Sunday, August 3, 2014

The Bifurcators

Mark 3:20-30

          This passage started me to thinking about people who stand against themselves. A very personal 'house divided' if you will. I would call them the Bifurcators and there many examples in society.  These are people who have a managed form of a split personality. They live secret lives that are often diametrically opposed. The politician who is virulently anti-gay and who happens to be gay himself. A priest who has taken a vow of celibacy and is not allowed to marry (in the Roman church) and yet has a lover on the side, perhaps even a family and children. But the example that hits home most for me is being gay and being in the closet.

            I am happy to see the advances the gay community is making. There was a picture on FaceBook a few months back of gay couples at their senior proms. How wonderful for these young people. Compare that to the likes of me who denied his own sexuality for almost 50 years.  A mix of societal pressures of the time and horrific religious beliefs perpetuated by millennia of homophobia and errant scriptural exegesis helped me deny at all costs who I was. This was even as the clues and signs were all there. I simply say I was a good Catholic boy.

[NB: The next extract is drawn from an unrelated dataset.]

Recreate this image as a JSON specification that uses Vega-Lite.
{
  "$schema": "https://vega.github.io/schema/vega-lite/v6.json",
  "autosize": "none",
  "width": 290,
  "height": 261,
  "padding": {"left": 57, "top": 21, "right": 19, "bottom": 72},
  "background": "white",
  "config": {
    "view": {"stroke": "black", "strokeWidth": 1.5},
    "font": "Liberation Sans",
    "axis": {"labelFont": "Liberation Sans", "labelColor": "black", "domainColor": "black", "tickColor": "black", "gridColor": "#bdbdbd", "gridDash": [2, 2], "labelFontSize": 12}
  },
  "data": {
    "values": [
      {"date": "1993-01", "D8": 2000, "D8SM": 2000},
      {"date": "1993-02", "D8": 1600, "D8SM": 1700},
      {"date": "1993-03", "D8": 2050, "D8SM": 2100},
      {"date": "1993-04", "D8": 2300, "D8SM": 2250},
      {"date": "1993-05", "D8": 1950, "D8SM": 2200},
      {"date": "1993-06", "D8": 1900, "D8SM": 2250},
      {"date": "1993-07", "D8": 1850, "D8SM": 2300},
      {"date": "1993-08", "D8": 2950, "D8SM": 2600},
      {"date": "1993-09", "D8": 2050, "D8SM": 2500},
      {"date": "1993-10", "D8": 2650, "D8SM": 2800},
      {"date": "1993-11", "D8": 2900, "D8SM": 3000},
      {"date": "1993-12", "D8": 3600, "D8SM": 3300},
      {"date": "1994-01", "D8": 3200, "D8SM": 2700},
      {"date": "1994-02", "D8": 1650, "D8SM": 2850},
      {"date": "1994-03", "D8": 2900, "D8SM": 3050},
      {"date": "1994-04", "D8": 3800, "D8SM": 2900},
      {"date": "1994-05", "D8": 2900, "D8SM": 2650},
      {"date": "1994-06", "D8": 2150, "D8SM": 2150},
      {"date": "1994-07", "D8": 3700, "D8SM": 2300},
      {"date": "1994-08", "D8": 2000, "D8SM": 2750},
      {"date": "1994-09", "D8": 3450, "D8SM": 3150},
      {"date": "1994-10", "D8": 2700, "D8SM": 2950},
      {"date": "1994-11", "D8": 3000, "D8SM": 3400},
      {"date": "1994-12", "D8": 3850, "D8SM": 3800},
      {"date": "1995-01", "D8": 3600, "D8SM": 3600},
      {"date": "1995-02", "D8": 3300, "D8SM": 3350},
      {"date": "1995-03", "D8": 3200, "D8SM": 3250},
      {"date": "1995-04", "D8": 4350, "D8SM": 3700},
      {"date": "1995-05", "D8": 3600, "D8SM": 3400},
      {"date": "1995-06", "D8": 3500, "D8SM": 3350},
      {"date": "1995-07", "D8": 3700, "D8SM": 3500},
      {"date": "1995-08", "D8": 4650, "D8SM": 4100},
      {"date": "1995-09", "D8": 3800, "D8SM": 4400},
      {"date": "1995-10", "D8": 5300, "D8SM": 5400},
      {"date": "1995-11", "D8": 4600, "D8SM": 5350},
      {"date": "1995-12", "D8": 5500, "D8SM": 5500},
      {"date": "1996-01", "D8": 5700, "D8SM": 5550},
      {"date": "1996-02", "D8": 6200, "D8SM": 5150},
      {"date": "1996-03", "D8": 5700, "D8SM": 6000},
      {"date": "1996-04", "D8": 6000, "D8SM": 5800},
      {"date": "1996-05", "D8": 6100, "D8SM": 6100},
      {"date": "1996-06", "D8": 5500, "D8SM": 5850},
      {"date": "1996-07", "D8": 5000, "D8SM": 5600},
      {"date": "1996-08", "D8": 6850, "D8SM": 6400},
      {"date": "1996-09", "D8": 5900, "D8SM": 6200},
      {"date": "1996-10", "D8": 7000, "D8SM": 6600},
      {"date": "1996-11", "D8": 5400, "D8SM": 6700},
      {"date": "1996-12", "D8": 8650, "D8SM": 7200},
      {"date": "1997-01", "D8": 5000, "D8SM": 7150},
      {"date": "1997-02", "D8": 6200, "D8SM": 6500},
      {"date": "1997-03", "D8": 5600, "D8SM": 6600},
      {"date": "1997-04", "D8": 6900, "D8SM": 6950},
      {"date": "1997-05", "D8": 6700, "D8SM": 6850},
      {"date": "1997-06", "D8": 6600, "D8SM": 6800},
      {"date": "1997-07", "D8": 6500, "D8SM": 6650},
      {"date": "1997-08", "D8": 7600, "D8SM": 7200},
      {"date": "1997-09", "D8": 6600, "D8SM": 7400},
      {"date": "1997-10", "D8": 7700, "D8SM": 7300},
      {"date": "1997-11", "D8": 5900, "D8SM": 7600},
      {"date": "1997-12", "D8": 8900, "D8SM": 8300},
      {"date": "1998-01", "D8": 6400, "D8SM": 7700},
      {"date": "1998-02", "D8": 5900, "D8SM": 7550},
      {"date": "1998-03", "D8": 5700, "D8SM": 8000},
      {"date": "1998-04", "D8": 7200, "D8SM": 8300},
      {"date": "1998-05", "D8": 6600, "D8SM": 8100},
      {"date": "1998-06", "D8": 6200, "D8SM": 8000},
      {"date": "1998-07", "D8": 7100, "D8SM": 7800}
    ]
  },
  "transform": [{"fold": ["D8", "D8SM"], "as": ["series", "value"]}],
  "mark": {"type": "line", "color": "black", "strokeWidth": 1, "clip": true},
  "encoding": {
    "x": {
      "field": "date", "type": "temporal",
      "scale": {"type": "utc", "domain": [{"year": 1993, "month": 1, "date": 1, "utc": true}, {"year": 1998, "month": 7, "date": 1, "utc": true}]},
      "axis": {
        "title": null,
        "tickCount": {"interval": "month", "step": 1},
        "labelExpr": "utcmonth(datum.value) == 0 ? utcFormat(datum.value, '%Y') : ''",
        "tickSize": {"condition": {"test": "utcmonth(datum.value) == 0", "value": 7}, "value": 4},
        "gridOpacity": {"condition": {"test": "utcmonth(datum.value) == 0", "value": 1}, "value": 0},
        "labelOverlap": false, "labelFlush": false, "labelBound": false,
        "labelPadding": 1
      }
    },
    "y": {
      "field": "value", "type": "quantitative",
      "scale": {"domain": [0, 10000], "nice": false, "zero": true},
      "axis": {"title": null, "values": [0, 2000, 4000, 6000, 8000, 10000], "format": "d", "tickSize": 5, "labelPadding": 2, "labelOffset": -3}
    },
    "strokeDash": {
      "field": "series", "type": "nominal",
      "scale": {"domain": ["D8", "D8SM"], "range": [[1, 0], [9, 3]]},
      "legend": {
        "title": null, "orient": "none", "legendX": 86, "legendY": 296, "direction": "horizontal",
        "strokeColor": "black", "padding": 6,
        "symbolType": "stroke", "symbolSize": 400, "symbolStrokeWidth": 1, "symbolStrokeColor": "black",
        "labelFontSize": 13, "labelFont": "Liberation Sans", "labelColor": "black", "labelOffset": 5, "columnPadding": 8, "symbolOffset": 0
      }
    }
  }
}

             But the worst of all scenarios I think are the people who live in the closet. They know they are gay and for many reasons do not come out. They live bifurcated lives as if it is some form of manageable schizophrenia. There are great problems with this way of living. For one it involves intense denials of yourself. You cannot be the person God created you to be in an open, free and forthright manner.  This creates a self loathing that is intensely unhealthy. The dishonesty that is involved with a double life is one that cannot help but follow you into both realms of your existence.  It becomes very easy to lie and you have got to begin to believe those lies in one way or another. It is just unhealthy. 

                As faithful people we are called to be the best and most loving person God created us to be. We are not supposed to deny who we are. We are not supposed to boast either but it may seem that way to some. When you are held down and closeted you have such extreme joy at your liberation that celebration is a natural bi product.  I was recounting the other day with an in-law the day I pulled him aside and told him I was asking my wife for a divorce. Another important point I noted was that I am gay. This family member recalled the joy and peace I had at my announcement.  I have not lost that feeling. I am forever grateful and joyful that I am gay. This is a gift from God and an even bigger gift to be able to express it. Bigger still is the blessing of my husband to share the rest of my life with. Once I knew I was gay I knew I could not move forward living a bifurcated life. Out of respect for myself, my (ex) wife and my (ex) church, I had to come out. 

              I could not live two lives. I do not believe God wants anyone to live that way. It is a shame that the church of my youth whom I had the respect to tell does not have the same respect for me.  So no matter what, you must respect yourself and live a life of 'out' love that God wants and intended you to live - assuming you are gay. In general, be whom God created you to be. Be true to yourself and never live that bifurcated life

and the crowd came together again, so that they could not even eat. When his family heard it, they went out to restrain him, for people were saying, ‘He has gone out of his mind.’ And the scribes who came down from Jerusalem said, ‘He has Beelzebul, and by the ruler of the demons he casts out demons.’ And he called them to him, and spoke to them in parables, ‘How can Satan cast out Satan? If a kingdom is divided against itself, that kingdom cannot stand. And if a house is divided against itself, that house will not be able to stand. And if Satan has risen up against himself and is divided, he cannot stand, but his end has come. But no one can enter a strong man’s house and plunder his property without first tying up the strong man; then indeed the house can be plundered.

‘Truly I tell you, people will be forgiven for their sins and whatever blasphemies they utter; but whoever blasphemes against the Holy Spirit can never have forgiveness, but is guilty of an eternal sin’— for they had said, ‘He has an unclean spirit.’